D) Yerel Mahkeme Kararının Özeti:
Mahkeme bozma ilamına uymuş, davacının fazla mesai ücreti alacağı talebini reddetmiş, davacının diğer alacak talepleri hakkında ise bozma öncesi verilen Mahkeme kararının hükümlerini belirterek söz konusu hüküm fıkrasının altına “İlişkin hüküm bölümleri bozma kararı kapsamı dışında kalıp kesinleştiğinden bu konularda yeniden hüküm kurulmasına yer olmadığına” cümlesini eklemiştir.
E) Temyiz:
Kararı davacı ve davalılardan …. Dökümcülük Tic. San. A.Ş. vekilleri yasal süresi içerisinde temyiz etmiştir.
F) Gerekçe:
1- Dosyadaki yazılara toplanan delillerle kararın dayandığı kanuni gerektirici sebeplere göre, davacının tüm, davalılardan … A.Ş.’nin aşağıdaki bentlerin kapsamı dışında kalan temyiz itirazları yerinde değildir.

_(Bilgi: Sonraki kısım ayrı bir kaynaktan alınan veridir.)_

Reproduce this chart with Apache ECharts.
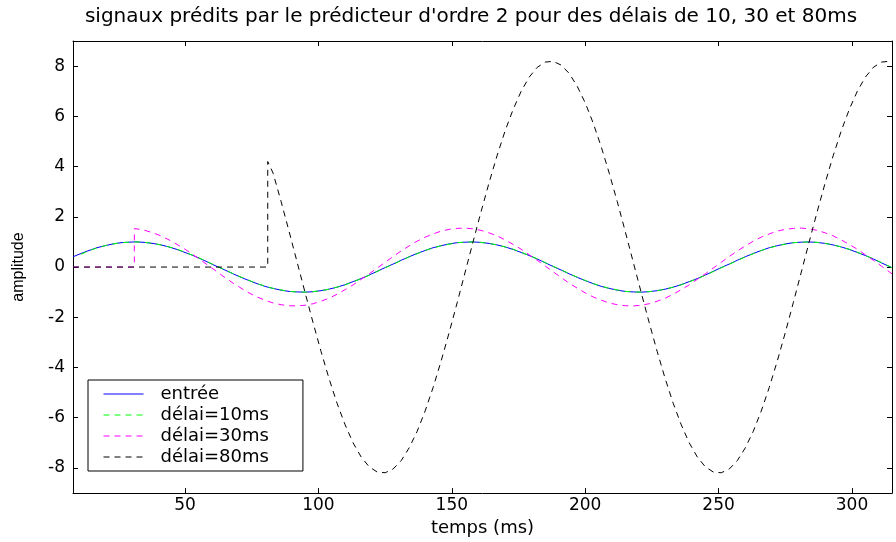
<!DOCTYPE html>
<html>
<head>
<meta charset="utf-8">
<script src="https://cdn.jsdelivr.net/npm/echarts@6/dist/echarts.min.js"></script>
<style>
html,body{margin:0;padding:0;background:#fff;}
#c{width:896px;height:542px;}
</style>
</head>
<body>
<div id="c"></div>
<script>
// ---- data ----
const titre = "signaux prédits par le prédicteur d'ordre 2 pour des délais de 10, 30 et 80ms";
const nomAxeX = 'temps (ms)';
const nomAxeY = 'amplitude';
const nomsSeries = ['entrée', 'délai=10ms', 'délai=30ms', 'délai=80ms'];

const xTicks = [50, 100, 150, 200, 250, 300];
const yTicks = [-8, -6, -4, -2, 0, 2, 4, 6, 8];

const temps = [
  8, 11, 14, 17, 20, 23, 26, 29,
  31, 31, 32,
  35, 38, 41, 44, 47, 50, 53, 56, 59, 62, 65, 68, 71, 74, 77, 80,
  81, 81,
  83, 86, 89, 92, 95, 98, 101, 104, 107, 110, 113, 116, 119, 122,
  125, 128, 131, 134, 137, 140, 143, 146, 149, 152, 155, 158,
  161, 164, 167, 170, 173, 176, 179, 182, 185, 188, 191, 194, 197, 200, 203, 206, 209, 212, 215, 218, 221,
  224, 227, 230, 233, 236, 239, 242, 245, 248, 251, 254, 257, 260, 263, 266, 269, 272, 275, 278, 281, 284,
  287, 290, 293, 296, 299, 302, 305, 308, 311, 314,
  315
];

const entree = [
  0.41, 0.54, 0.66, 0.77, 0.85, 0.92, 0.97, 0.99,
  1.00, 1.00, 1.00,
  0.98, 0.94, 0.88, 0.80, 0.70, 0.58, 0.46, 0.32, 0.17, 0.02, -0.12, -0.27, -0.41, -0.54, -0.66, -0.77,
  -0.80, -0.80,
  -0.85, -0.92, -0.97, -0.99, -1.00, -0.98, -0.94, -0.88, -0.80, -0.70, -0.58, -0.46, -0.32, -0.17,
  -0.02, 0.12, 0.27, 0.41, 0.54, 0.66, 0.77, 0.85, 0.92, 0.97, 0.99, 1.00,
  0.98, 0.94, 0.88, 0.80, 0.70, 0.58, 0.46, 0.32, 0.17, 0.02, -0.12, -0.27, -0.41, -0.54, -0.66, -0.77, -0.85, -0.92, -0.97, -0.99, -1.00,
  -0.98, -0.94, -0.88, -0.80, -0.70, -0.58, -0.46, -0.32, -0.17, -0.02, 0.12, 0.27, 0.41, 0.54, 0.66, 0.77, 0.85, 0.92, 0.97, 0.99, 1.00,
  0.98, 0.94, 0.88, 0.80, 0.70, 0.58, 0.46, 0.32, 0.17, 0.02,
  -0.02
];

const delai10 = [
  null, 0.51, 0.65, 0.76, 0.85, 0.92, 0.97, 0.99,
  1.00, 1.00, 1.00,
  0.98, 0.94, 0.88, 0.80, 0.71, 0.59, 0.46, 0.33, 0.18, 0.03, -0.11, -0.26, -0.40, -0.53, -0.66, -0.76,
  -0.79, -0.79,
  -0.85, -0.91, -0.97, -0.99, -1.00, -0.98, -0.94, -0.88, -0.80, -0.71, -0.59, -0.46, -0.33, -0.18,
  -0.03, 0.11, 0.26, 0.40, 0.53, 0.66, 0.76, 0.85, 0.91, 0.97, 0.99, 1.00,
  0.98, 0.94, 0.88, 0.80, 0.71, 0.59, 0.46, 0.33, 0.18, 0.03, -0.11, -0.26, -0.40, -0.53, -0.66, -0.76, -0.85, -0.91, -0.97, -0.99, -1.00,
  -0.98, -0.94, -0.88, -0.80, -0.71, -0.59, -0.46, -0.33, -0.18, -0.03, 0.11, 0.26, 0.40, 0.53, 0.66, 0.76, 0.85, 0.91, 0.97, 0.99, 1.00,
  0.98, 0.94, 0.88, 0.80, 0.71, 0.59, 0.46, 0.33, 0.18, 0.03,
  -0.03
];

const delai30 = [
  0, 0, 0, 0, 0, 0, 0, 0,
  0, 1.53, 1.52,
  1.46, 1.36, 1.24, 1.08, 0.90, 0.71, 0.49, 0.27, 0.04, -0.19, -0.42, -0.64, -0.84, -1.03, -1.19, -1.32,
  -1.36, -1.36,
  -1.43, -1.50, -1.54, -1.55, -1.52, -1.46, -1.36, -1.24, -1.08, -0.90, -0.71, -0.49, -0.27, -0.04,
  0.19, 0.42, 0.64, 0.84, 1.03, 1.19, 1.32, 1.43, 1.50, 1.54, 1.55, 1.52,
  1.46, 1.36, 1.24, 1.08, 0.90, 0.71, 0.49, 0.27, 0.04, -0.19, -0.42, -0.64, -0.84, -1.03, -1.19, -1.32, -1.43, -1.50, -1.54, -1.55, -1.52,
  -1.46, -1.36, -1.24, -1.08, -0.90, -0.71, -0.49, -0.27, -0.04, 0.19, 0.42, 0.64, 0.84, 1.03, 1.19, 1.32, 1.43, 1.50, 1.54, 1.55, 1.52,
  1.46, 1.36, 1.24, 1.08, 0.90, 0.71, 0.49, 0.27, 0.04, -0.19,
  -0.27
];

const delai80 = [
  0, 0, 0, 0, 0, 0, 0, 0,
  0, 0, 0,
  0, 0, 0, 0, 0, 0, 0, 0, 0, 0, 0, 0, 0, 0, 0, 0,
  0, 4.20,
  3.74, 2.61, 1.42, 0.20, -1.02, -2.22, -3.37, -4.45, -5.43, -6.28, -7.00, -7.56, -7.95, -8.16,
  -8.19, -8.04, -7.71, -7.20, -6.54, -5.73, -4.79, -3.74, -2.61, -1.42, -0.20, 1.02,
  2.22, 3.37, 4.45, 5.43, 6.28, 7.00, 7.56, 7.95, 8.16, 8.19, 8.04, 7.71, 7.20, 6.54, 5.73, 4.79, 3.74, 2.61, 1.42, 0.20, -1.02,
  -2.22, -3.37, -4.45, -5.43, -6.28, -7.00, -7.56, -7.95, -8.16, -8.19, -8.04, -7.71, -7.20, -6.54, -5.73, -4.79, -3.74, -2.61, -1.42, -0.20, 1.02,
  2.22, 3.37, 4.45, 5.43, 6.28, 7.00, 7.56, 7.95, 8.16, 8.19,
  8.18
];

// ---- chart ----
const FONT = "'DejaVu Sans', 'Liberation Sans', sans-serif";
const chart = echarts.init(document.getElementById('c'), null, { renderer: 'canvas' });

function paires(valeurs) {
  return temps.map(function (t, i) { return [t, valeurs[i]]; });
}

const noir = '#000000';
const axeCommun = {
  axisLine: { show: true, onZero: false, lineStyle: { color: noir, width: 1 } },
  splitLine: { show: false }
};

function serie(nom, valeurs, couleur, tiret) {
  return {
    type: 'line',
    name: nom,
    data: paires(valeurs),
    symbol: 'none',
    showSymbol: false,
    connectNulls: false,
    silent: true,
    itemStyle: { color: couleur },
    lineStyle: { color: couleur, width: 1, type: tiret, opacity: 1 }
  };
}

const option = {
  animation: false,
  backgroundColor: '#ffffff',
  title: {
    text: titre,
    left: 466,
    textAlign: 'center',
    top: 2,
    textStyle: { fontFamily: FONT, fontSize: 20, fontWeight: 'normal', color: noir }
  },
  grid: { left: 73, right: 4, top: 41, bottom: 48 },
  legend: {
    orient: 'vertical',
    left: 88,
    top: 380,
    backgroundColor: '#ffffff',
    borderColor: noir,
    borderWidth: 1,
    borderRadius: 0,
    padding: [5, 34, 5, 15],
    itemWidth: 40,
    itemHeight: 12,
    itemGap: 3,
    itemStyle: { color: 'rgba(0,0,0,0)', borderWidth: 0 },
    lineStyle: { width: 1, opacity: 1 },
    textStyle: { fontFamily: FONT, fontSize: 18, color: noir, padding: [0, 0, 0, 12] },
    data: nomsSeries
  },
  xAxis: [
    Object.assign({}, axeCommun, {
      type: 'value', min: 8, max: 315, position: 'bottom',
      axisTick: { show: true, inside: true, length: 5, customValues: xTicks, lineStyle: { color: noir } },
      axisLabel: { show: true, customValues: xTicks, color: noir, fontFamily: FONT, fontSize: 17, margin: 4 },
      name: nomAxeX, nameLocation: 'middle', nameGap: 24,
      nameTextStyle: { fontFamily: FONT, fontSize: 18, color: noir }
    }),
    Object.assign({}, axeCommun, {
      type: 'value', min: 8, max: 315, position: 'top',
      axisTick: { show: true, inside: true, length: 5, customValues: xTicks, lineStyle: { color: noir } },
      axisLabel: { show: false }
    })
  ],
  yAxis: [
    Object.assign({}, axeCommun, {
      type: 'value', min: -9, max: 9, position: 'left',
      axisTick: { show: true, inside: true, length: 5, customValues: yTicks, lineStyle: { color: noir } },
      axisLabel: { show: true, customValues: yTicks, color: noir, fontFamily: FONT, fontSize: 17, margin: 8 },
      name: nomAxeY, nameLocation: 'middle', nameGap: 46, nameRotate: 90,
      nameTextStyle: { fontFamily: "'Liberation Sans', sans-serif", fontSize: 16, color: noir }
    }),
    Object.assign({}, axeCommun, {
      type: 'value', min: -9, max: 9, position: 'right',
      axisTick: { show: true, inside: true, length: 5, customValues: yTicks, lineStyle: { color: noir } },
      axisLabel: { show: false }
    })
  ],
  series: [
    serie(nomsSeries[0], entree, '#0000ff', 'solid'),
    serie(nomsSeries[1], delai10, '#00ff00', [6, 5]),
    serie(nomsSeries[2], delai30, '#ff00ff', [6, 5]),
    serie(nomsSeries[3], delai80, '#000000', [6, 5])
  ]
};

chart.setOption(option);
</script>
</body>
</html>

2- Bozma kararı verilerek ilk hüküm ortadan kalkmış olmakla mahkemece bozma dışı bırakılan hususların kesinleştiğinin kabulü yerinde değildir. Bu husus mahkemece gözden kaçırılmış ise de, bunun düzeltilmesi yeniden yargılamayı gerektirmediğinden hükmün HMK.nun geçici 3/1.maddesi yollamasıyla HMUK.nun 438/7. maddesi uyarınca düzeltilerek onanmasına karar vermek gerekmiştir
3- Ayrıca, hüküm fıkrasının 9.bendinde “davalı …Ş. tarafından gider avansı olarak yatırılan ve kullanılmayan bakiye kısmın, 6100 sayılı HMK 333 Maddesi uyarınca karar kesinleştiğinde davacı tarafa iadesine” şeklinde karar verilmesi de hatalı olup bozma sebebiyse de, bu yanlışlığın giderilmesi yeniden yargılamayı gerektirmediğinden hükmün bu yönden de HMK.nun geçici 3/1.maddesi yollamasıyla HMUK.nun 438/7. maddesi uyarınca düzeltilerek onanmasına karar vermek gerekmiştir.
G) Sonuç:
Hüküm fıkrasının başındaki “Mahkememizin 05/06/2012 tarihli ilamı ile verilen;” cümlesi ile hüküm fıkrasındaki 1 nolu bendin C fıkrasının altındaki “İlişkin hüküm bölümleri bozma kararı kapsamı dışında kalıp kesinleştiğinden bu konularda yeniden HÜKÜM KURULMASINA YER OLMADIĞINA” cümlelerinin, hüküm fıkrasından çıkarılmasına,
Hüküm fıkrasındaki 9 nolu bendindeki “Davalı …tarafından gider avansı olarak yatırılan ve kullanılmayan bakiye kısmın 6100 sayılı HMK’nın 333. Maddesi uyarınca karar kesinleştiğinde davacı tarafa iadesine” cümlesindeki “davacı tarafa” kelimelerinin çıkarılarak “davalı …Ş.’ne” kelimelerinin yazılmasına, hükmün bu şekilde DÜZELTİLEREK ONANMASINA, aşağıda yazılı temyiz giderinin davalılardan …. Dökümcülük Tic. San. A.Ş.’ne yükletilmesine, 24.09.2014 gününde oybirliğiyle karar verildi.